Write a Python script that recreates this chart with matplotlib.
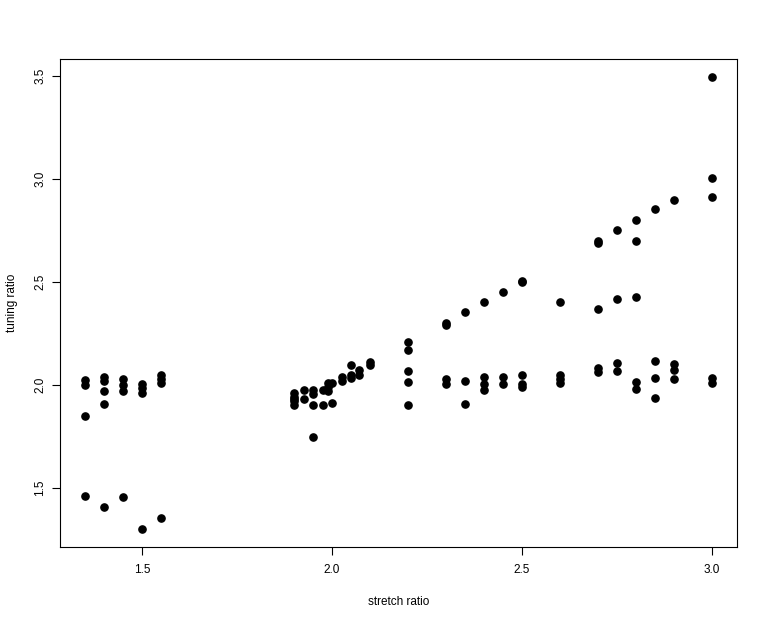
import numpy as np
import matplotlib.pyplot as plt

plt.rcParams['font.family'] = ['Liberation Sans', 'DejaVu Sans']

# stretch ratio and measured tuning ratio, one entry per point
stretch = [
    1.35, 1.35, 1.35, 1.35,
    1.40, 1.40, 1.40, 1.40, 1.40,
    1.45, 1.45, 1.45, 1.45,
    1.50, 1.50, 1.50, 1.50,
    1.55, 1.55, 1.55, 1.55,
    1.90, 1.90, 1.90, 1.90, 1.90,
    1.925, 1.925,
    1.95, 1.95, 1.95, 1.95,
    1.975, 1.975,
    1.99, 1.99, 1.99, 2.00, 2.00,
    2.025, 2.025,
    2.05, 2.05, 2.05,
    2.07, 2.07,
    2.10, 2.10,
    2.20, 2.20, 2.20, 2.20, 2.20,
    2.30, 2.30, 2.30, 2.30,
    2.35, 2.35, 2.35,
    2.40, 2.40, 2.40, 2.40,
    2.45, 2.45, 2.45,
    2.50, 2.50, 2.50, 2.50, 2.50,
    2.60, 2.60, 2.60, 2.60,
    2.70, 2.70, 2.70, 2.70, 2.70,
    2.75, 2.75, 2.75, 2.75,
    2.80, 2.80, 2.80, 2.80, 2.80,
    2.85, 2.85, 2.85, 2.85,
    2.90, 2.90, 2.90, 2.90,
    3.00, 3.00, 3.00, 3.00, 3.00,
]
tuning = [
    2.025, 2.00, 1.85, 1.46,
    2.04, 2.02, 1.972, 1.909, 1.407,
    2.03, 2.00, 1.97, 1.456,
    2.006, 1.987, 1.962, 1.30,
    2.05, 2.03, 2.01, 1.354,
    1.904, 1.93, 1.94, 1.96, 1.92,
    1.977, 1.93,
    1.977, 1.957, 1.904, 1.748,
    1.977, 1.904,
    2.01, 1.99, 1.97, 2.01, 1.91,
    2.04, 2.02,
    2.094, 2.05, 2.035,
    2.07, 2.05,
    2.11, 2.094,
    2.206, 2.17, 2.065, 2.016, 1.904,
    2.30, 2.29, 2.026, 2.006,
    2.356, 2.02, 1.909,
    2.40, 2.04, 2.006, 1.977,
    2.449, 2.04, 2.006,
    2.505, 2.50, 2.05, 2.006, 1.99,
    2.40, 2.05, 2.026, 2.01,
    2.70, 2.69, 2.366, 2.084, 2.06,
    2.75, 2.415, 2.108, 2.065,
    2.80, 2.70, 2.425, 2.016, 1.982,
    2.853, 2.118, 2.035, 1.938,
    2.90, 2.10, 2.07, 2.03,
    3.495, 3.004, 2.911, 2.035, 2.01,
]

x_ticks = [1.5, 2.0, 2.5, 3.0]
y_ticks = [1.5, 2.0, 2.5, 3.0, 3.5]

fig = plt.figure(figsize=(7.67, 6.22), dpi=100)
ax = fig.add_axes([60/767, 75/622, 677/767, 488/622])

ax.plot(stretch, tuning, 'o', color='black', ms=5.2, ls='none')

# R-style 4% padding
xr = max(stretch) - min(stretch)
yr = max(tuning) - min(tuning)
ax.set_xlim(min(stretch) - 0.04*xr, max(stretch) + 0.04*xr)
ax.set_ylim(min(tuning) - 0.04*yr, max(tuning) + 0.04*yr)

ax.set_xticks(x_ticks, labels=[f'{t:.1f}' for t in x_ticks])
ax.set_yticks(y_ticks, labels=[f'{t:.1f}' for t in y_ticks])
for lab in ax.get_yticklabels():
    lab.set_rotation(90)
    lab.set_va('center')
    lab.set_ha('center')
ax.tick_params(direction='out', length=5.5, width=0.8, labelsize=8.5)
ax.tick_params(axis='x', pad=7)
ax.tick_params(axis='y', pad=8.6)

for s in ax.spines.values():
    s.set_linewidth(0.8)

ax.set_xlabel('stretch ratio', fontsize=8.5)
ax.set_ylabel('tuning ratio', fontsize=8.5)
ax.xaxis.set_label_coords(0.5, -55/488)
ax.yaxis.set_label_coords(-48/677, 0.5)
ax.xaxis.label.set_va('center')
ax.yaxis.label.set_va('center')

fig.savefig('out.png', dpi=100)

•••

**Exercise task**
Go through the data and gather every line that holds "matplotlib".

**Solution to the problem**
Write a Python script that recreates this chart with matplotlib.
import matplotlib.pyplot as plt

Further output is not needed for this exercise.